_Exercise goal_. Look through the listing below and work out how many of its lines hold the word "matplotlib". Give only the number.

_Data supplied_.
+ + + + +

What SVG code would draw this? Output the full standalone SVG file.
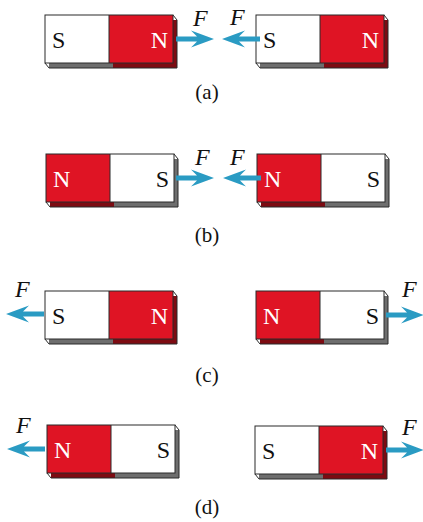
<svg xmlns="http://www.w3.org/2000/svg" xmlns:xlink="http://www.w3.org/1999/xlink" width="423" height="522" viewBox="0 0 423 522">
<style>
.red{fill:#df1424}
.white{fill:#ffffff}
.dred{fill:#7d0b12}
.gray{fill:#6e6e6e}
.edge{fill:none;stroke:#2a2a2a;stroke-width:1}
text{font-family:"Liberation Serif","DejaVu Serif",serif}
.pole{font-size:24px}
.pn{fill:#ffffff}
.ps{fill:#111111}
.f{font-size:24px;font-style:italic;fill:#111}
.cap{font-size:21px;fill:#111;text-anchor:middle}
.arrow{fill:#2a9bc3}
</style>
<defs>
<g id="magSN">
<rect x="4" y="5" width="64" height="48" class="gray"/>
<rect x="68" y="5" width="64" height="48" class="dred"/>
<path d="M0,48 L4,53 L132,53 L132,5 L128,0" class="edge"/>
<rect x="0" y="0" width="64" height="48" class="white"/>
<rect x="64" y="0" width="64" height="48" class="red"/>
<rect x="0" y="0" width="128" height="48" class="edge"/>
<line x1="64" y1="0" x2="64" y2="48" class="edge"/>
<text x="7" y="33" class="pole ps">S</text>
<text x="123" y="33" class="pole pn" text-anchor="end">N</text>
</g>
<g id="magNS">
<rect x="4" y="5" width="64" height="48" class="dred"/>
<rect x="68" y="5" width="64" height="48" class="gray"/>
<path d="M0,48 L4,53 L132,53 L132,5 L128,0" class="edge"/>
<rect x="0" y="0" width="64" height="48" class="red"/>
<rect x="64" y="0" width="64" height="48" class="white"/>
<rect x="0" y="0" width="128" height="48" class="edge"/>
<line x1="64" y1="0" x2="64" y2="48" class="edge"/>
<text x="7" y="33" class="pole pn">N</text>
<text x="123" y="33" class="pole ps" text-anchor="end">S</text>
</g>
<path id="arR" d="M0,0 L-23,-8.5 L-17,-2.5 L-38,-2.5 L-38,2.5 L-17,2.5 L-23,8.5 Z"/>
</defs>

<g id="magnet-a-left"><use xlink:href="#magSN" x="45" y="15"/></g>
<g id="magnet-a-right"><use xlink:href="#magSN" x="256" y="15"/></g>
<g id="magnet-b-left"><use xlink:href="#magNS" x="46" y="154"/></g>
<g id="magnet-b-right"><use xlink:href="#magNS" x="257" y="154"/></g>
<g id="magnet-c-left"><use xlink:href="#magSN" x="45" y="291"/></g>
<g id="magnet-c-right"><use xlink:href="#magNS" x="256" y="291"/></g>
<g id="magnet-d-left"><use xlink:href="#magNS" x="47" y="425"/></g>
<g id="magnet-d-right"><use xlink:href="#magSN" x="255" y="426"/></g>

<g id="connectors" class="arrow">
<use xlink:href="#arR" transform="translate(214,39)"/>
<use xlink:href="#arR" transform="translate(222,39) scale(-1,1)"/>
<use xlink:href="#arR" transform="translate(214,178)"/>
<use xlink:href="#arR" transform="translate(223,178) scale(-1,1)"/>
<use xlink:href="#arR" transform="translate(6,314) scale(-1,1)"/>
<use xlink:href="#arR" transform="translate(424,315)"/>
<use xlink:href="#arR" transform="translate(7,449) scale(-1,1)"/>
<use xlink:href="#arR" transform="translate(424,450)"/>
</g>

<g id="labels">
<text x="193" y="26" class="f">F</text>
<text x="230" y="25" class="f">F</text>
<text x="195" y="165" class="f">F</text>
<text x="230" y="165" class="f">F</text>
<text x="15" y="297" class="f">F</text>
<text x="402" y="297" class="f">F</text>
<text x="16" y="433" class="f">F</text>
<text x="402" y="435" class="f">F</text>
<text x="207" y="99" class="cap">(a)</text>
<text x="207" y="242" class="cap">(b)</text>
<text x="207" y="382" class="cap">(c)</text>
<text x="207" y="514" class="cap">(d)</text>
</g>
</svg>
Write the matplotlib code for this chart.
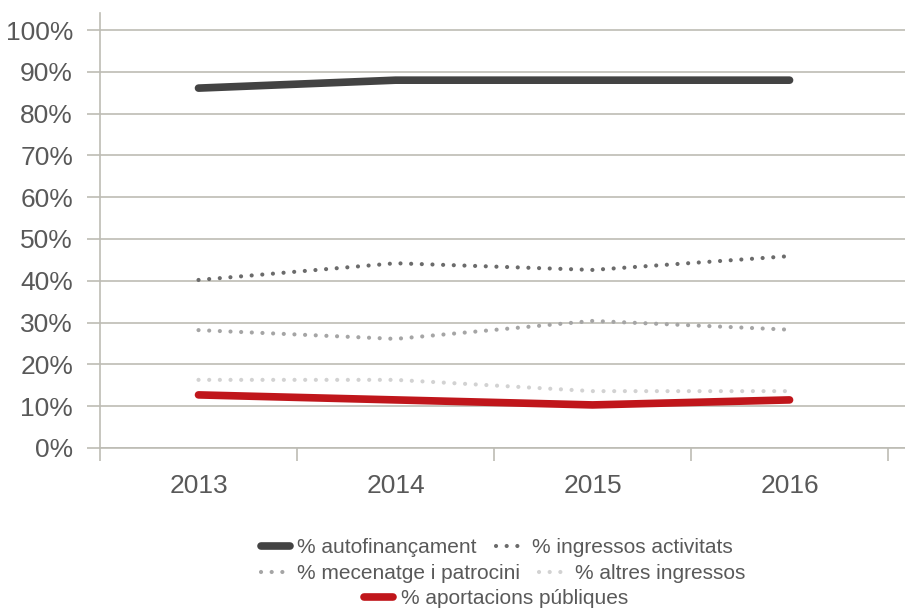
import numpy as np
import matplotlib
matplotlib.use("Agg")
import matplotlib.pyplot as plt
from matplotlib.ticker import FuncFormatter

plt.rcParams["font.family"] = ["Liberation Sans", "DejaVu Sans"]

# Anys i percentatges de cada font de finançament.
years = ["2013", "2014", "2015", "2016"]
autofinancament = [86.1, 88.0, 88.0, 88.0]
ingressos_activitats = [40.2, 44.2, 42.6, 45.9]
mecenatge = [28.2, 26.1, 30.4, 28.3]
altres_ingressos = [16.3, 16.3, 13.6, 13.6]
aportacions_publiques = [12.7, 11.5, 10.3, 11.5]

labels = ["% autofinançament", "% ingressos activitats",
          "% mecenatge i patrocini", "% altres ingressos",
          "% aportacions públiques"]

grid_c = "#bdbcb4"
text_c = "#595959"

fig = plt.figure(figsize=(9.05, 6.08), dpi=100)
ax = fig.add_axes([0.1105, 0.2632, 0.8895, 0.7154])

x = np.arange(len(years))
dot = (0, (0.01, 2.55))

h1, = ax.plot(x, autofinancament, color="#434343", lw=5.5,
              solid_capstyle="round", label=labels[0], zorder=5)
h2, = ax.plot(x, ingressos_activitats, color="#6b6b6b", lw=3,
              linestyle=dot, dash_capstyle="round", label=labels[1], zorder=4)
h3, = ax.plot(x, mecenatge, color="#a5a5a5", lw=3,
              linestyle=dot, dash_capstyle="round", label=labels[2], zorder=4)
h4, = ax.plot(x, altres_ingressos, color="#d2d2d2", lw=3,
              linestyle=dot, dash_capstyle="round", label=labels[3], zorder=4)
h5, = ax.plot(x, aportacions_publiques, color="#c0161b", lw=5.5,
              solid_capstyle="round", label=labels[4], zorder=5)

ax.set_ylim(0, 104.07)
ax.set_yticks(np.arange(0, 101, 10))
ax.yaxis.set_major_formatter(FuncFormatter(lambda v, p: f"{v:.0f}%"))
ax.set_xlim(-0.5, 3.586)
ax.set_xticks(np.arange(-0.5, 4, 1))
ax.set_xticklabels([])
ax.set_xticks(x, minor=True)
ax.set_xticklabels(years, minor=True)

ax.grid(axis="y", color=grid_c, lw=1.2)
ax.set_axisbelow(True)
for s in ["top", "right"]:
    ax.spines[s].set_visible(False)
for s in ["left", "bottom"]:
    ax.spines[s].set_color(grid_c)
    ax.spines[s].set_linewidth(1.2)

ax.tick_params(axis="y", which="major", length=9.4, width=1.2, color=grid_c,
               labelsize=19, labelcolor=text_c, pad=10)
ax.tick_params(axis="x", which="major", length=9.4, width=1.2, color=grid_c)
ax.tick_params(axis="x", which="minor", length=0, labelsize=19,
               labelcolor=text_c, pad=19)

legend_kw = dict(frameon=False, fontsize=15, handlelength=1.4,
                 handletextpad=0.35, columnspacing=0.9, labelcolor=text_c,
                 loc="center", borderpad=0, borderaxespad=0)
leg1 = fig.legend([h1, h2], labels[:2], ncol=2,
                  bbox_to_anchor=(0.549, 0.099), **legend_kw)
leg2 = fig.legend([h3, h4], labels[2:4], ncol=2,
                  bbox_to_anchor=(0.556, 0.056), **legend_kw)
leg3 = fig.legend([h5], labels[4:], ncol=1,
                  bbox_to_anchor=(0.548, 0.015), **legend_kw)

fig.savefig("out.png", dpi=100)
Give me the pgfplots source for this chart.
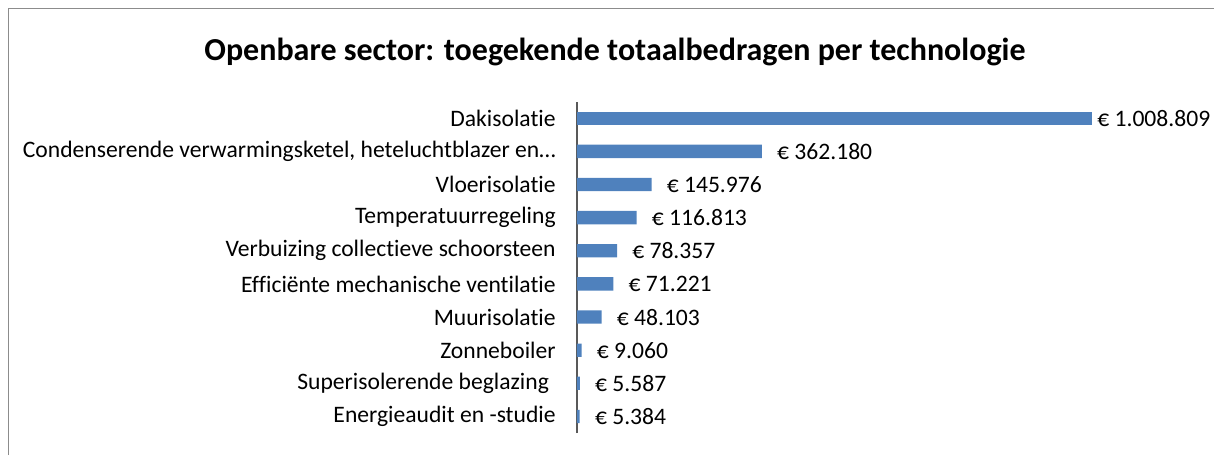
\documentclass[border=0pt]{standalone}
\usepackage{pgfplots}
\pgfplotsset{compat=1.18}
\usepackage{fontspec}
\setmainfont{Carlito}[Ligatures=CommonOff]
\definecolor{barblue}{HTML}{4F81BD}
\definecolor{framegray}{HTML}{8C8C8C}
\begin{document}
\begin{tikzpicture}
\useasboundingbox (0pt,0pt) rectangle (910.5pt,-341.25pt);
\draw[framegray, line width=1.2pt] (6.5pt,-341.25pt) -- (6.5pt,-6.5pt) -- (910.5pt,-6.5pt);
\node[font=\fontsize{24}{28}\selectfont\bfseries] at (461.25pt,-39pt) {Openbare sector: toegekende totaalbedragen per technologie};
\begin{axis}[
  at={(432.75pt,-324.75pt)}, anchor=south west,
  width=421.2pt, height=248.5pt, scale only axis,
  xmin=0, xmax=1100000,
  ymin=-0.5, ymax=9.5,
  axis x line=none,
  axis y line=left,
  axis line style={-, draw=gray!70!black, line width=0.8pt},
  ytick={0,...,9},
  yticklabels={Energieaudit en -studie, Superisolerende beglazing\kern5pt\null, Zonneboiler, Muurisolatie, Efficiënte mechanische ventilatie, Verbuizing collectieve schoorsteen, Temperatuurregeling, Vloerisolatie, {Condenserende verwarmingsketel, heteluchtblazer en…}, Dakisolatie},
  major tick length=0pt,
  yticklabel style={font=\fontsize{17.7}{21}\selectfont, anchor=east, xshift=-12.5pt},
  xbar, bar width=10pt, bar shift=0pt,
  point meta=x,
  /pgf/number format/fixed,
  /pgf/number format/precision=0,
  /pgf/number format/1000 sep={.},
  /pgf/number format/assume math mode=true,
  nodes near coords={€ \pgfmathprintnumber{\pgfplotspointmeta}},
  nodes near coords style={font=\fontsize{17.7}{21}\selectfont, anchor=west, inner sep=0pt, xshift=11.25pt},
  clip=false,
]
\addplot[fill=barblue, draw=none] coordinates {
(5384,0) (5587,1) (9060,2) (48103,3) (71221,4) (78357,5) (116813,6) (145976,7) (362180,8)
};
\addplot[fill=barblue, draw=none, every node near coord/.append style={xshift=-7.5pt}] coordinates {
(1008809,9)
};
\end{axis}
\end{tikzpicture}
\end{document}
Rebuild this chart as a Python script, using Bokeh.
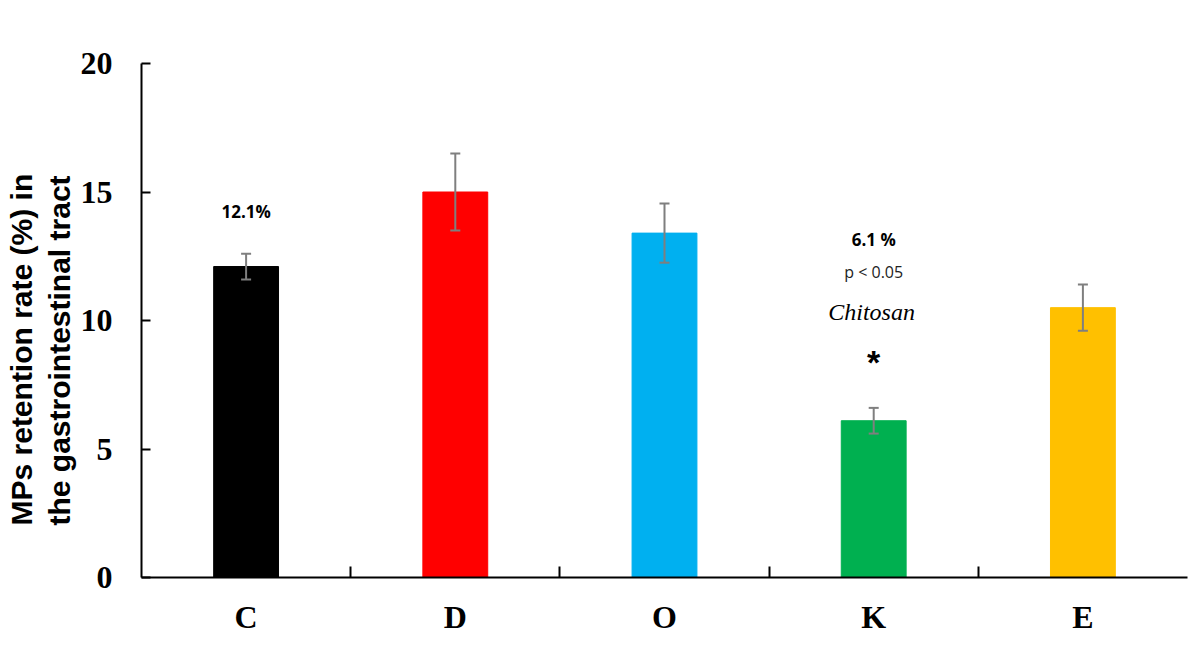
from bokeh.plotting import figure
from bokeh.models import Range1d, FixedTicker, ColumnDataSource, Whisker, Title, TeeHead
from bokeh.core.properties import value
from bokeh.embed import file_html
from bokeh.resources import INLINE

# ---- data ----
categories = ["C", "D", "O", "K", "E"]
retention = [12.1, 15.0, 13.4, 6.1, 10.5]
errors = [0.5, 1.5, 1.15, 0.5, 0.9]
bar_colors = ["#000000", "#FF0000", "#00B0F0", "#00B050", "#FFC000"]
y_ticks = [0, 5, 10, 15, 20]
title_lines = ["MPs retention rate (%) in", "the gastrointestinal tract"]

xpos = [i + 0.5 for i in range(len(categories))]
src = ColumnDataSource(dict(
    x=xpos, top=retention, color=bar_colors,
    upper=[v + e for v, e in zip(retention, errors)],
    lower=[v - e for v, e in zip(retention, errors)],
))

p = figure(width=1195, height=665, output_backend="svg", toolbar_location=None,
           x_range=Range1d(0, len(categories)), y_range=Range1d(0, 20),
           min_border_left=141, min_border_right=8, min_border_top=63, min_border_bottom=88)
p.outline_line_color = None
p.xgrid.grid_line_color = None
p.ygrid.grid_line_color = None
p.background_fill_color = "white"
p.border_fill_color = "white"

p.vbar(x="x", top="top", width=0.31, bottom=0, fill_color="color", line_color="color", source=src)
p.add_layout(Whisker(base="x", upper="upper", lower="lower", source=src, level="annotation",
                     line_color="#7F7F7F", line_width=2,
                     upper_head=TeeHead(size=10, line_color="#7F7F7F", line_width=2),
                     lower_head=TeeHead(size=10, line_color="#7F7F7F", line_width=2)))

# y axis
ya = p.yaxis[0]
ya.ticker = FixedTicker(ticks=y_ticks, minor_ticks=[])
ya.major_tick_in = 9
ya.major_tick_out = 0
ya.minor_tick_in = 0
ya.minor_tick_out = 0
ya.axis_line_color = "black"
ya.axis_line_width = 2
ya.major_tick_line_width = 2
ya.major_label_text_font = "Liberation Serif"
ya.major_label_text_font_style = "bold"
ya.major_label_text_font_size = "32px"
ya.major_label_text_color = "black"
ya.major_label_standoff = 29

# x axis: labels at centres, ticks at category boundaries
xa = p.xaxis[0]
xa.ticker = FixedTicker(ticks=xpos, minor_ticks=[i for i in range(1, len(categories))])
xa.major_label_overrides = {x: c for x, c in zip(xpos, categories)}
xa.major_tick_in = 0
xa.major_tick_out = 0
xa.minor_tick_in = 11
xa.minor_tick_out = 0
xa.minor_tick_line_color = "black"
xa.minor_tick_line_width = 2
xa.axis_line_color = "black"
xa.axis_line_width = 2
xa.major_label_text_font = "Liberation Serif"
xa.major_label_text_font_style = "bold"
xa.major_label_text_font_size = "32px"
xa.major_label_text_color = "black"
xa.major_label_standoff = 21

# y axis title (two lines) as left-side titles; inner line first
for t in reversed(title_lines):
    p.add_layout(Title(text=t, align="left", offset=52, standoff=3,
                       text_font="Liberation Sans", text_font_style="bold",
                       text_font_size="30px", text_color="black"), "left")

# annotations
p.text(x=[xpos[0]], y=[14.26], text=["12.1%"], text_align="center", text_baseline="middle",
       text_font=value("Open Sans"), text_font_style="bold", text_font_size="17px", text_color="black")
p.text(x=[xpos[3]], y=[13.15], text=["6.1 %"], text_align="center", text_baseline="middle",
       text_font=value("Open Sans"), text_font_style="bold", text_font_size="17px", text_color="black")
p.text(x=[xpos[3]], y=[11.87], text=["p < 0.05"], text_align="center", text_baseline="middle",
       text_font=value("Open Sans"), text_font_size="16px", text_color="#222222")
p.text(x=[xpos[3] - 0.01], y=[10.35], text=["Chitosan"], text_align="center", text_baseline="middle",
       text_font=value("Liberation Serif"), text_font_style="italic", text_font_size="24px", text_color="black")
p.text(x=[xpos[3]], y=[8.37], text=["*"], text_align="center", text_baseline="middle",
       text_font=value("Liberation Sans"), text_font_style="bold", text_font_size="34px", text_color="black")

open("out.html", "w").write(file_html(p, INLINE))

+ + + + +

_Result_. 5